--- EXERCISE ---
Report how many lines of the records below include the word "chart". Give nothing but the number.

--- TASK MATERIAL ---
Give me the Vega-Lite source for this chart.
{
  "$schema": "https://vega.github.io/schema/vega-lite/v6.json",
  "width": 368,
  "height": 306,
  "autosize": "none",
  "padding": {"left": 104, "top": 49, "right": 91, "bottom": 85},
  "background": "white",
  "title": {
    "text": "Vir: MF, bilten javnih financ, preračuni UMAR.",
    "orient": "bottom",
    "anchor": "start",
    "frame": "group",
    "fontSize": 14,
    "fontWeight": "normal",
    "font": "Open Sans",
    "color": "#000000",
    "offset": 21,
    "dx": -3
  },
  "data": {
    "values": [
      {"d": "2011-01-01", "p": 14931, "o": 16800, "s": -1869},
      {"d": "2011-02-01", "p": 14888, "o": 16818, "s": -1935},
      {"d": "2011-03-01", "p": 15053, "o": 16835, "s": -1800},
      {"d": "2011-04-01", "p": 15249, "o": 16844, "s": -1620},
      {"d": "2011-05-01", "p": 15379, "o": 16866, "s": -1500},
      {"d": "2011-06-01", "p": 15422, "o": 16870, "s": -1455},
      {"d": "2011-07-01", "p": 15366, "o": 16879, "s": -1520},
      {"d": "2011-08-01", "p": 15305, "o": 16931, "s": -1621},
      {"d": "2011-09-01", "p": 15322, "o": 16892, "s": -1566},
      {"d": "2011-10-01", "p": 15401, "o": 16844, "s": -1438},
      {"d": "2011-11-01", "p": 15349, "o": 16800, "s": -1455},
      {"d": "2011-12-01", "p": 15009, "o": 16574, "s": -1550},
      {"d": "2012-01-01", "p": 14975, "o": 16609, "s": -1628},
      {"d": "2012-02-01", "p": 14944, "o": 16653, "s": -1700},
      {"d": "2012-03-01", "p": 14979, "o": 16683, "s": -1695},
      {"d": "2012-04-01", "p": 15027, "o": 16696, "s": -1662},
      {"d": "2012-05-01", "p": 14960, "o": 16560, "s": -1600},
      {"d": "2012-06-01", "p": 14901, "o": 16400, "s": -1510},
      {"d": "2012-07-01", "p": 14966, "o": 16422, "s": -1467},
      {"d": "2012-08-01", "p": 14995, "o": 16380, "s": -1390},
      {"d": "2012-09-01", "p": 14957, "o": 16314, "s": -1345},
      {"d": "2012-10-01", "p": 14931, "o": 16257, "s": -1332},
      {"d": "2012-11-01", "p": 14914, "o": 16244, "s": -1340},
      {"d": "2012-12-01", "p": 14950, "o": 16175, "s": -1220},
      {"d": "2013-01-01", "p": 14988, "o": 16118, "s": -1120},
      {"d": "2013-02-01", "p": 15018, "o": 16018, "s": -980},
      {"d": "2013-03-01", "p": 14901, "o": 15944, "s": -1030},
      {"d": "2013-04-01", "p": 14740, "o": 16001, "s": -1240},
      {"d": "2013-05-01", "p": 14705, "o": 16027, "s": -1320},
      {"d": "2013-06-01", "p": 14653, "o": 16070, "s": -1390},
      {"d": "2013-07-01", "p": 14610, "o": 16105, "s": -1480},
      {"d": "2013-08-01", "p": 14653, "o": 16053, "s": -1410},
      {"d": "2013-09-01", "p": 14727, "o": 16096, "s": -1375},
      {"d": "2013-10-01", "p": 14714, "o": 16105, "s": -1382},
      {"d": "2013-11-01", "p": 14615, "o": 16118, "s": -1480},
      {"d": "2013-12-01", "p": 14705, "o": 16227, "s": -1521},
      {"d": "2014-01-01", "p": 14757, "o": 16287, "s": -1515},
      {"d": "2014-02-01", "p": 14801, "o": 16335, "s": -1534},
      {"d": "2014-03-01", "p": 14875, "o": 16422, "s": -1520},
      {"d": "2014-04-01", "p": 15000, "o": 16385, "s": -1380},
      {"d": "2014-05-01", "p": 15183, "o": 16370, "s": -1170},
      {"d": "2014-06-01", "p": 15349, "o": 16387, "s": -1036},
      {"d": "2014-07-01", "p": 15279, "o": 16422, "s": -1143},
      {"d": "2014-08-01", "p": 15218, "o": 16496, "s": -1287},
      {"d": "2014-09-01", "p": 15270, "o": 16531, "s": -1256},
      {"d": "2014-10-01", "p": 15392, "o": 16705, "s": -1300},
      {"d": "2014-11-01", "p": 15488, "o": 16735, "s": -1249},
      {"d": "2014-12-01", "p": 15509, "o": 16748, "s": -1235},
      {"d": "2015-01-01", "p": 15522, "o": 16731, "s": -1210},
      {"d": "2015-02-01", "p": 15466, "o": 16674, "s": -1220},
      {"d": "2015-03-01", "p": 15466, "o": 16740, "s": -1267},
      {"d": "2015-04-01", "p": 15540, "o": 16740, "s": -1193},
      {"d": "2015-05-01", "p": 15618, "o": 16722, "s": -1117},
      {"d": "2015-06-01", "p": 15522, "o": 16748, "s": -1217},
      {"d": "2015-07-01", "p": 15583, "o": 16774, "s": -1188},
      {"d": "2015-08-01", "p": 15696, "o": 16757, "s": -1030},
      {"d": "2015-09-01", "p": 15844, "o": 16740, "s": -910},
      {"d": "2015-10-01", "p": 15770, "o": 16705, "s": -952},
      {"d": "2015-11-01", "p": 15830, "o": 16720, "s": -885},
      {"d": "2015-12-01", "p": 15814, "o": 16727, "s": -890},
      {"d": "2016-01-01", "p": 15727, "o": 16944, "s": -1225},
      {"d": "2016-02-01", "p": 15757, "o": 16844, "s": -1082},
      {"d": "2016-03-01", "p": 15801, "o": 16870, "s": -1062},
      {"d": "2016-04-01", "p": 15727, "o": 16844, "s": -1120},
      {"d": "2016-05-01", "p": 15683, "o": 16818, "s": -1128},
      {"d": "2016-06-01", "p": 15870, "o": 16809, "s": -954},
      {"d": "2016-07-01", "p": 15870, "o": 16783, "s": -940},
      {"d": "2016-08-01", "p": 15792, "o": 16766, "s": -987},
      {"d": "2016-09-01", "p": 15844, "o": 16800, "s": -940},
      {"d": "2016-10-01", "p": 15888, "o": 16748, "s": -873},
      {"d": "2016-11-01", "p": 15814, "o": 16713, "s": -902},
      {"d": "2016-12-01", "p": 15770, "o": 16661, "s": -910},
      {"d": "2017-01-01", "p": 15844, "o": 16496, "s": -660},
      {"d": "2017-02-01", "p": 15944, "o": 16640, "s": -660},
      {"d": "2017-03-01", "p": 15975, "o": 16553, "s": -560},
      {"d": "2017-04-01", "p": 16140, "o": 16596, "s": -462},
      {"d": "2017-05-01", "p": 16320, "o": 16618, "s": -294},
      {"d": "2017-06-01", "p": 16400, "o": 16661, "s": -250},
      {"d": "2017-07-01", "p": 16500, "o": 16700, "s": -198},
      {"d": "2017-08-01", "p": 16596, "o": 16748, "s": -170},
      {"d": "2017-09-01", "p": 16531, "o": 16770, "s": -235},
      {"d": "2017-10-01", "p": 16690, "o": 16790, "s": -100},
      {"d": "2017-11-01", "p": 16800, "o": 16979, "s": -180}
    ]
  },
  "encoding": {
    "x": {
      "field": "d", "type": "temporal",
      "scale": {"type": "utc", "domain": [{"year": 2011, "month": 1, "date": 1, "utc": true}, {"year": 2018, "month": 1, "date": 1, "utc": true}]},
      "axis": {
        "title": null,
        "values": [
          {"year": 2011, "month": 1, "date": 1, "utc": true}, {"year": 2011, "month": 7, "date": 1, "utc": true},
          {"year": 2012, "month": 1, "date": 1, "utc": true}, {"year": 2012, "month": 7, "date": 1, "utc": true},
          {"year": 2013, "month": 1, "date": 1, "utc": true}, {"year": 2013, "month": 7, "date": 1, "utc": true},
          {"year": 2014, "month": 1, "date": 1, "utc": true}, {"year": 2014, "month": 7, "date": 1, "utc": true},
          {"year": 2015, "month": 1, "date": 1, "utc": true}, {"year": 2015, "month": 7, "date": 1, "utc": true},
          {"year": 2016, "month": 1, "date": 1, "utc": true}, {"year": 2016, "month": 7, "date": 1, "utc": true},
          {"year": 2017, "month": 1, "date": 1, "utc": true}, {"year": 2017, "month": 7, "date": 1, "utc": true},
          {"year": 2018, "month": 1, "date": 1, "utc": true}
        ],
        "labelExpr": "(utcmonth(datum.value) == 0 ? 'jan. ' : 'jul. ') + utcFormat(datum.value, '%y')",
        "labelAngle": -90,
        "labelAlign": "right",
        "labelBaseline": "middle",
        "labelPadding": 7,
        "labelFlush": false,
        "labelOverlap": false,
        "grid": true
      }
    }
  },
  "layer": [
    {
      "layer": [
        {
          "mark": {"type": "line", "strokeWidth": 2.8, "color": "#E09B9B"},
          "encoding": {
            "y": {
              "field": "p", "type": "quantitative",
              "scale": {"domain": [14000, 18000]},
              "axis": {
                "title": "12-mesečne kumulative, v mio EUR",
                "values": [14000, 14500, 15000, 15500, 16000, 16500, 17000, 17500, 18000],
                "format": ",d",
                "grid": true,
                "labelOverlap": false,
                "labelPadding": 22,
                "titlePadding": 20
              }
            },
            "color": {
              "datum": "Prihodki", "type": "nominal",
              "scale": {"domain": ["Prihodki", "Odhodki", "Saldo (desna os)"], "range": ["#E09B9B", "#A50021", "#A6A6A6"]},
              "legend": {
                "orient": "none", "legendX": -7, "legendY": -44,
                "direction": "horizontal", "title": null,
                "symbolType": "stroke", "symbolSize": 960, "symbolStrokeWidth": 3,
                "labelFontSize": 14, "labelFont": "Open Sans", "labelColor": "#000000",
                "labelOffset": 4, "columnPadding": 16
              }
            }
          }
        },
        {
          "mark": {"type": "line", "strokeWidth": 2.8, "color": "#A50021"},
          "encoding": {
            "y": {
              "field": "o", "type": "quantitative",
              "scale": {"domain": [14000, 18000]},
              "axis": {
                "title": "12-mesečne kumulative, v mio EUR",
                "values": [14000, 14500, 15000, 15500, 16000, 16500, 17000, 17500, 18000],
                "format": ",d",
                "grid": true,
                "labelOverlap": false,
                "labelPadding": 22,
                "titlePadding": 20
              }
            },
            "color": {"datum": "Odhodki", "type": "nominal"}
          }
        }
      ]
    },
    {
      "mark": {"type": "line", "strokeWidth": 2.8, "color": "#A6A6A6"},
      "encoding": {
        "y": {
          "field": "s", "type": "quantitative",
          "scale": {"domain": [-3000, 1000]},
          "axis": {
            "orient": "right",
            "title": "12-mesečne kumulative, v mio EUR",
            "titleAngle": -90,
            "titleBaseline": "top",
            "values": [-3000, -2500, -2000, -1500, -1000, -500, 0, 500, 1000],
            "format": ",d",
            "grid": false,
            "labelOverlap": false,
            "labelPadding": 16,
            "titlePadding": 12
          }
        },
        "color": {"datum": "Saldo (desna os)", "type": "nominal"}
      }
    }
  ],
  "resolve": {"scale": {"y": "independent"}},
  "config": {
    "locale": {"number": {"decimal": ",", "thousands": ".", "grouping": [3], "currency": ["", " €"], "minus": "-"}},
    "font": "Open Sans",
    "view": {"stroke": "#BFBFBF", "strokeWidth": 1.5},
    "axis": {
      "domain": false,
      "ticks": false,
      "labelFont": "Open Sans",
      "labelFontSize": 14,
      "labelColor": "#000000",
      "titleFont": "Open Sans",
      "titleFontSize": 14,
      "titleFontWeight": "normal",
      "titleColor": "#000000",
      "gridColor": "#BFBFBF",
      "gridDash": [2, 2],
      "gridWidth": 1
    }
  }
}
==
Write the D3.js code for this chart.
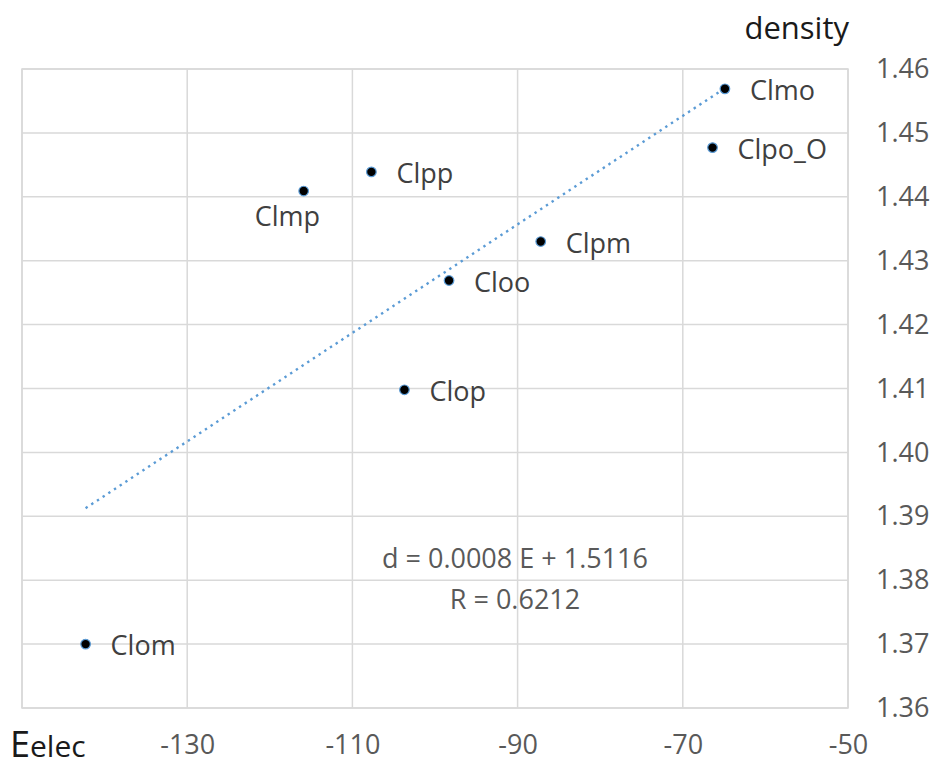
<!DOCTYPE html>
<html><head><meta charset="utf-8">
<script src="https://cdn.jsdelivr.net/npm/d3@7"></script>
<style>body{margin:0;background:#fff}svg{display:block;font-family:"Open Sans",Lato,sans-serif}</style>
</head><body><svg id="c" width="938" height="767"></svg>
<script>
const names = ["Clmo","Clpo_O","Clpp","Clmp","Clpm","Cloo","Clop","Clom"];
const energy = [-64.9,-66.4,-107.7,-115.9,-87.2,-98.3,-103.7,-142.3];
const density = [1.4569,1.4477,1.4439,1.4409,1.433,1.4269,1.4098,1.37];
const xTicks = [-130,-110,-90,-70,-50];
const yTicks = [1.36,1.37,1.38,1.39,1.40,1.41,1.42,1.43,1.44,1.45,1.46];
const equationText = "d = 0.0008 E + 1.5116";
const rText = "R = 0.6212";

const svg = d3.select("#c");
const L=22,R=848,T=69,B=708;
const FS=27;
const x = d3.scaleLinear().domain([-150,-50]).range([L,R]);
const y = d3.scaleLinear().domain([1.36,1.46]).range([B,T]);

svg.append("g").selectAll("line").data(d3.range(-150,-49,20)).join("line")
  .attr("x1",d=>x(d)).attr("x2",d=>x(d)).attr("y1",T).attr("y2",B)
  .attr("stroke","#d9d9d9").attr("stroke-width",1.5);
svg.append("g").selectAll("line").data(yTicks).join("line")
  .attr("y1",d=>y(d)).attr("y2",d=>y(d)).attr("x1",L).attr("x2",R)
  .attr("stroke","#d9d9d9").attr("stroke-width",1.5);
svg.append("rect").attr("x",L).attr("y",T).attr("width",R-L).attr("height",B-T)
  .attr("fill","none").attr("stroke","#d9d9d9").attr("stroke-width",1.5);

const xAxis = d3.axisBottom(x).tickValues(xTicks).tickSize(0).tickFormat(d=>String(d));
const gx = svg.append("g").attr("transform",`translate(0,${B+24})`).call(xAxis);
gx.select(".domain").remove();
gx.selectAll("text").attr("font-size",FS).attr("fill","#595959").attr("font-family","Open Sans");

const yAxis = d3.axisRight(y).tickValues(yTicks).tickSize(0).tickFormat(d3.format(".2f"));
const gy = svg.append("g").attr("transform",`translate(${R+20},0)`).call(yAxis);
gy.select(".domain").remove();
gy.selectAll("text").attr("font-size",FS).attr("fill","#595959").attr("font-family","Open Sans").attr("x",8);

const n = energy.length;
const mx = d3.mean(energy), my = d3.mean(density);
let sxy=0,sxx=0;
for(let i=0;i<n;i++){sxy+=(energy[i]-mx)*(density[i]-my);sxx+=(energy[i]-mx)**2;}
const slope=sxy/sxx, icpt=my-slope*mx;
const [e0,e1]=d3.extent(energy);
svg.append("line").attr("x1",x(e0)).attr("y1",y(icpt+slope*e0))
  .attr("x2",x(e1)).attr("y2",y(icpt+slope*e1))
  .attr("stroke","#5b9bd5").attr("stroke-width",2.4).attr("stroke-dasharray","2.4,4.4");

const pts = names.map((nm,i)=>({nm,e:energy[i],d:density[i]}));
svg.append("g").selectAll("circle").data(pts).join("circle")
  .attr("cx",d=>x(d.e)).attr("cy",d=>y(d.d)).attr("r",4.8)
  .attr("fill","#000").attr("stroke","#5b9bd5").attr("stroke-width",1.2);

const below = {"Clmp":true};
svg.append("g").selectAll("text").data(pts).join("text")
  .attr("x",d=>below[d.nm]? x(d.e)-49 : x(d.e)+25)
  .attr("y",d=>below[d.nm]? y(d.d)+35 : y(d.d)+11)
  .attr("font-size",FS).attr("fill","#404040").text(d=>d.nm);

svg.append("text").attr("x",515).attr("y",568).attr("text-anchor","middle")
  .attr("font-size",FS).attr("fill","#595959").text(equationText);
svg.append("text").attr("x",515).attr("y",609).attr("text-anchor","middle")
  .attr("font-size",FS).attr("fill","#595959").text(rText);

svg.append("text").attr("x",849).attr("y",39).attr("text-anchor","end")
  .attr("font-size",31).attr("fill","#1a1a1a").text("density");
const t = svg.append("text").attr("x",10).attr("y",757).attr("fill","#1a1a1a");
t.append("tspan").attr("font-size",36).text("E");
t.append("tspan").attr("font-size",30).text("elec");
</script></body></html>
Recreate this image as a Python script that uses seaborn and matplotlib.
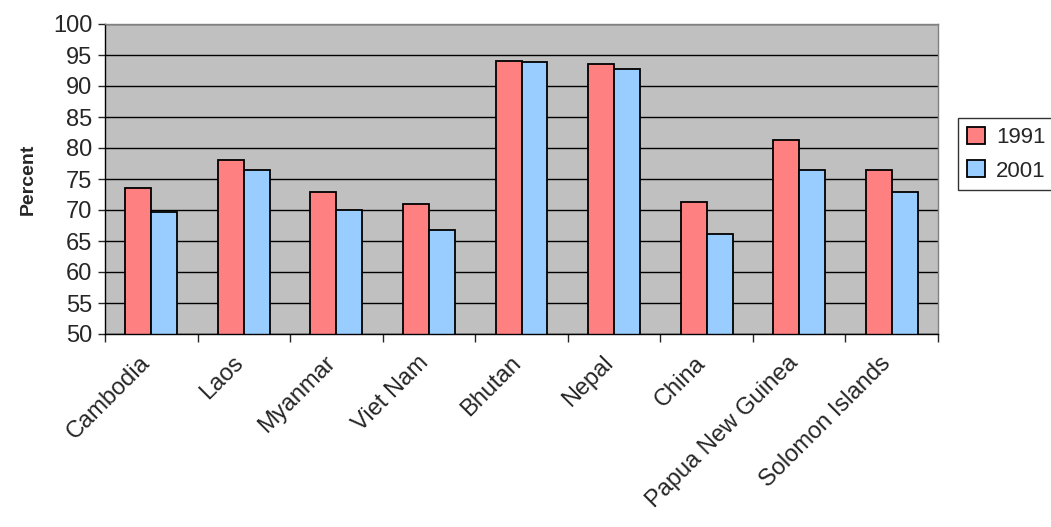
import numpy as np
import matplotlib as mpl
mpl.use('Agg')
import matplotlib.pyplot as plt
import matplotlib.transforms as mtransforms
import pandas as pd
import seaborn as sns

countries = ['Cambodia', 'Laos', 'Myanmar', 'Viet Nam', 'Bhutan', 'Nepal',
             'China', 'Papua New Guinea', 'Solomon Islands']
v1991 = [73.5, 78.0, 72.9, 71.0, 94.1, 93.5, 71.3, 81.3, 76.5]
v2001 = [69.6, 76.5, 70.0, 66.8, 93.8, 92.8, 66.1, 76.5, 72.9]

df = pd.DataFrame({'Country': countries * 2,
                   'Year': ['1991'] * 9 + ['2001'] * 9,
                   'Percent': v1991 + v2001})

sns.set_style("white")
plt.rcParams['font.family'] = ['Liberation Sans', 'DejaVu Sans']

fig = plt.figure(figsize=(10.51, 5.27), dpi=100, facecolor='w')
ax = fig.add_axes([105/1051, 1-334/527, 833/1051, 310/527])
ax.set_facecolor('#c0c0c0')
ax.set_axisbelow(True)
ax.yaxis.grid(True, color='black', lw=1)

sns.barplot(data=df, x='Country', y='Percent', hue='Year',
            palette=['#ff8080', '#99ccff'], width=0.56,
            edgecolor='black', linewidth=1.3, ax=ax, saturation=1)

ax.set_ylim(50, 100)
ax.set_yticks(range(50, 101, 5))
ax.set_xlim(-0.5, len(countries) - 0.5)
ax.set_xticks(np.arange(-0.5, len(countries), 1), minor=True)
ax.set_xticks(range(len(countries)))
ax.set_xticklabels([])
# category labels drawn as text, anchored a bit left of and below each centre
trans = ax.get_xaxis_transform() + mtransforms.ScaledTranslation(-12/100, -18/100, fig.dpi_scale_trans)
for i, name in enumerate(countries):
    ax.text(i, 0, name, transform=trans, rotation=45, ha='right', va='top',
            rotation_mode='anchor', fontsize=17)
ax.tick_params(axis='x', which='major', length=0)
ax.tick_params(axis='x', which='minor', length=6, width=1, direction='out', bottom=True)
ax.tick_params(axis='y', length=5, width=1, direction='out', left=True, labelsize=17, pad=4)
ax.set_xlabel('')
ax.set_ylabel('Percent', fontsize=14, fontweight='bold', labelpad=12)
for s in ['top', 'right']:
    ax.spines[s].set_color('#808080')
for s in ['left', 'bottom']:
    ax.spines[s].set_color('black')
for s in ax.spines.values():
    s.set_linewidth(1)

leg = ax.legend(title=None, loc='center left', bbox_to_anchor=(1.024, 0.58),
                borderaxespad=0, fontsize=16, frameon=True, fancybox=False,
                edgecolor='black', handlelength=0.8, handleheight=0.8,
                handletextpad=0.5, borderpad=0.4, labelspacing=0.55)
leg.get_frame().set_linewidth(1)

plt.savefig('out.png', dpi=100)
---
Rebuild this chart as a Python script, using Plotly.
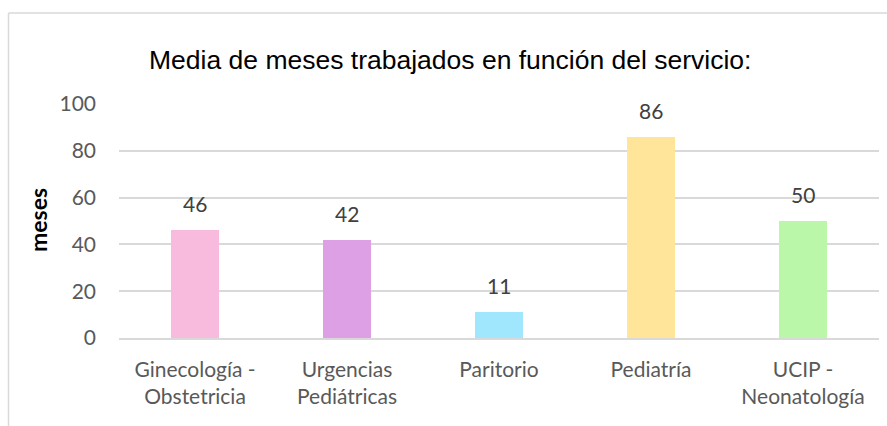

--- EXERCISE RESPONSE ---
3